# Paw RP



## BartBojarski (Jan 1, 2017)

Hi there! Would anyone like to do a paw-themed RP? You know - paw rubs, snuggling to them, tickling, nuzzling or licking. I mostly like my paws getting attention but I don't mind enjoying others' paws - as long as I like them.
Kinds of feet I DON'T like:
- stinky, dirty, musky and sweaty feet
- too humanlike feet - 5 toes and/or toenails

And now about my characters - My fursona/main OC is a wolf. However, he's the only mammal of my OCs. Most them are reptiles. I also have one bird OC (specifically, two. But the second one isn't drawn yet. If you're interested in RPing with me, leave me a note on FA or add me on Skype or Telegram


----------



## heteroclite (Jan 1, 2017)

Wat te fuck.


----------



## TheOneRealPotato (Jan 1, 2017)

heteroclite said:


> Wat te fuck.


_"Screw the normality, I'm a furry!"_

I don't think it's meant to be normal.


----------



## heteroclite (Jan 1, 2017)

TheOneRealPotato said:


> _"Screw the normality, I'm a furry!"_
> 
> I don't think it's meant to be normal.


Yep. That's true.


----------



## Evanice (Jun 25, 2017)

BartBojarski said:


> Hi there! Would anyone like to do a paw-themed RP? You know - paw rubs, snuggling to them, tickling, nuzzling or licking. I mostly like my paws getting attention but I don't mind enjoying others' paws - as long as I like them.
> Kinds of feet I DON'T like:
> - stinky, dirty, musky and sweaty feet
> - too humanlike feet - 5 toes and/or toenails
> ...


i'm interested~


----------



## BartBojarski (Jun 26, 2017)

Evanice said:


> i'm interested~


Good!

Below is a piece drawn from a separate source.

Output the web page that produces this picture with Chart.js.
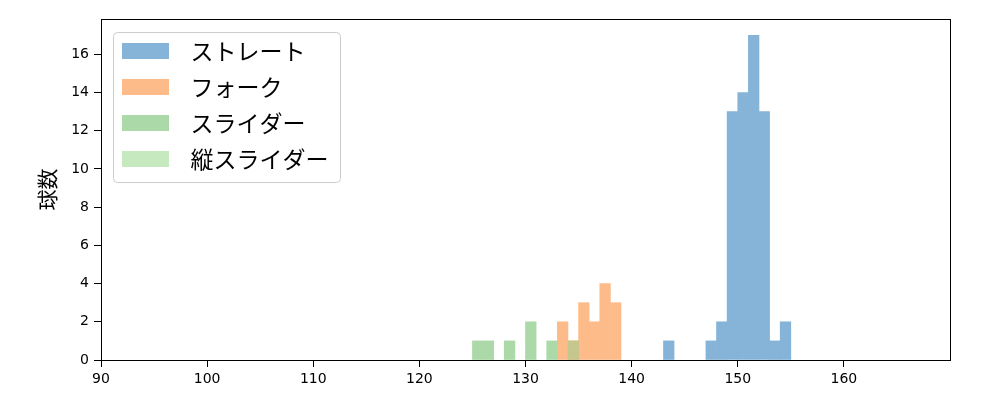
<!DOCTYPE html>
<html><head><meta charset="utf-8">
<script src="https://cdn.jsdelivr.net/npm/chart.js@4/dist/chart.umd.min.js"></script>
<style>html,body{margin:0;padding:0;background:#fff}#wrap{width:1000px;height:400px;position:relative}</style>
</head><body><div id="wrap"><canvas id="c" width="1000" height="400"></canvas></div>
<script>
// ---- data ----
const seriesNames = ['ストレート', 'フォーク', 'スライダー', '縦スライダー'];
const binWidth = 1;
const straightBins = [143, 147, 148, 149, 150, 151, 152, 153, 154];
const straightCounts = [1, 1, 2, 13, 14, 17, 13, 1, 2];
const forkBins = [133, 134, 135, 136, 137, 138];
const forkCounts = [2, 1, 3, 2, 4, 3];
const sliderBins = [125, 126, 128, 130, 132, 134];
const sliderCounts = [1, 1, 1, 2, 1, 1];
const vSliderBins = [];
const vSliderCounts = [];
const xTicks = [90, 100, 110, 120, 130, 140, 150, 160];
const yTicks = [0, 2, 4, 6, 8, 10, 12, 14, 16];
const xRange = [90, 170];
const yRange = [0, 17.85];
const yTitle = '球数';

// ---- styles ----
const colors = ['#85b4d8', '#fdbb8a', '#acd9a8', '#c7e9c0'];
const overlapColor = '#c5c78f';
const drawOrder = [3, 2, 1, 0];
const legendFont = {family: "'Noto Sans CJK JP', sans-serif", size: 23};
const tickFont = {family: "'DejaVu Sans', sans-serif", size: 14};
const LEG_PAD = 13, HANDLE_W = 47, HANDLE_H = 16, HANDLE_SLOT = 57;

function toPoints(bins, counts) {
  return bins.map((b, i) => ({x: b + binWidth / 2, y: counts[i]}));
}
const allBins = [[straightBins, straightCounts], [forkBins, forkCounts], [sliderBins, sliderCounts], [vSliderBins, vSliderCounts]];

function handleImage(color) {
  const cv = document.createElement('canvas');
  cv.width = HANDLE_SLOT; cv.height = HANDLE_H;
  const c = cv.getContext('2d');
  c.fillStyle = color;
  c.fillRect(0, 0, HANDLE_W, HANDLE_H);
  return cv;
}
const handles = colors.map(handleImage);

// colour for a bar: where a later series overlaps an earlier one, show the blended tone
function barColor(i) {
  return (ctx) => {
    const raw = ctx.raw;
    if (!raw) return colors[i];
    for (let j = 0; j < i; j++) {
      const idx = allBins[j][0].indexOf(raw.x - binWidth / 2);
      if (idx >= 0 && allBins[j][1][idx] > 0) return overlapColor;
    }
    return colors[i];
  };
}

const legendShift = {
  id: 'legendShift',
  afterLayout(chart) {
    const l = chart.legend, a = chart.chartArea;
    if (l) {
      const w = l.width, h = l.height;
      l.left = a.left + 8; l.top = a.top + 7.5;
      l.right = l.left + w; l.bottom = l.top + h;
    }
  }
};
const legendFrame = {
  id: 'legendFrame',
  beforeDraw(chart) {
    const l = chart.legend, ctx = chart.ctx;
    if (!l) return;
    ctx.save();
    ctx.font = legendFont.size + 'px ' + legendFont.family;
    let maxW = 0;
    seriesNames.forEach(n => { maxW = Math.max(maxW, ctx.measureText(n).width); });
    const hx = l.left + LEG_PAD;
    const r1 = l.top + LEG_PAD + legendFont.size / 2;
    const rowH = legendFont.size + LEG_PAD;
    const x0 = hx - 9, y0 = r1 - 19;
    const x1 = hx + HANDLE_SLOT + legendFont.size / 2 + maxW + 11;
    const y1 = r1 + rowH * (seriesNames.length - 1) + 23;
    ctx.beginPath();
    ctx.roundRect(Math.round(x0) + 0.5, Math.round(y0) + 0.5, Math.round(x1 - x0), Math.round(y1 - y0), 4);
    ctx.fillStyle = 'rgba(255,255,255,0.8)';
    ctx.fill();
    ctx.strokeStyle = '#cccccc';
    ctx.lineWidth = 1;
    ctx.stroke();
    ctx.restore();
  }
};
// top and right spines (left/bottom are the axis borders)
const frame = {
  id: 'frame',
  afterDatasetsDraw(chart) {
    const a = chart.chartArea, ctx = chart.ctx;
    const l = Math.round(a.left), r = Math.round(a.right), t = Math.round(a.top), b = Math.round(a.bottom);
    ctx.save();
    ctx.strokeStyle = '#000';
    ctx.lineWidth = 1;
    ctx.beginPath();
    ctx.moveTo(l, t + 0.5);
    ctx.lineTo(r + 1, t + 0.5);
    ctx.moveTo(r + 0.5, t);
    ctx.lineTo(r + 0.5, b + 1);
    ctx.stroke();
    ctx.restore();
  }
};

new Chart(document.getElementById('c'), {
  type: 'bar',
  data: {
    datasets: seriesNames.map((name, i) => ({
      label: name,
      data: toPoints(allBins[i][0], allBins[i][1]),
      backgroundColor: barColor(i),
      borderWidth: 0,
      barPercentage: 1,
      categoryPercentage: 1,
      grouped: false,
      order: drawOrder[i]
    }))
  },
  options: {
    responsive: false,
    animation: false,
    layout: {padding: {left: 0, right: 50, top: 19, bottom: 0}},
    plugins: {
      tooltip: {enabled: false},
      legend: {
        position: 'chartArea',
        align: 'start',
        labels: {
          usePointStyle: true,
          pointStyleWidth: HANDLE_SLOT,
          padding: LEG_PAD,
          color: '#000',
          font: legendFont,
          generateLabels: (chart) => seriesNames.map((n, i) => ({
            text: n, fillStyle: colors[i], strokeStyle: 'rgba(0,0,0,0)', lineWidth: 0,
            pointStyle: handles[i], hidden: false, datasetIndex: i
          }))
        }
      }
    },
    scales: {
      x: {
        type: 'linear',
        min: xRange[0], max: xRange[1],
        offset: false,
        afterBuildTicks: s => { s.ticks = xTicks.map(v => ({value: v})); },
        afterFit: s => { s.height = 40; },
        ticks: {color: '#000', font: tickFont, padding: 4, maxRotation: 0, autoSkip: false, callback: v => String(v)},
        grid: {display: true, offset: false, drawOnChartArea: false, drawTicks: true, tickLength: 7, tickColor: '#000', tickWidth: 1},
        border: {display: true, color: '#000', width: 1}
      },
      y: {
        type: 'linear',
        min: yRange[0], max: yRange[1],
        afterBuildTicks: s => { s.ticks = yTicks.map(v => ({value: v})); },
        afterFit: s => { s.width = 101; },
        ticks: {color: '#000', font: tickFont, padding: 5, autoSkip: false, callback: v => String(v)},
        grid: {display: true, drawOnChartArea: false, drawTicks: true, tickLength: 7, tickColor: '#000', tickWidth: 1},
        border: {display: true, color: '#000', width: 1},
        title: {display: true, text: yTitle, color: '#000', font: {family: "'Noto Sans CJK JP', sans-serif", size: 21}, padding: {top: 34, bottom: 0}}
      }
    }
  },
  plugins: [legendShift, legendFrame, frame]
});
</script></body></html>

Do you have Skype, Telegram or Discord?


----------



## Madoneverything (Jul 16, 2017)

Would be interested, have discord.


----------



## BartBojarski (Jul 16, 2017)

Madoneverything said:


> Would be interested, have discord.


Tell me then


----------



## Madoneverything (Jul 16, 2017)

BartBojarski said:


> Tell me then


@Lazyblock11#4451


----------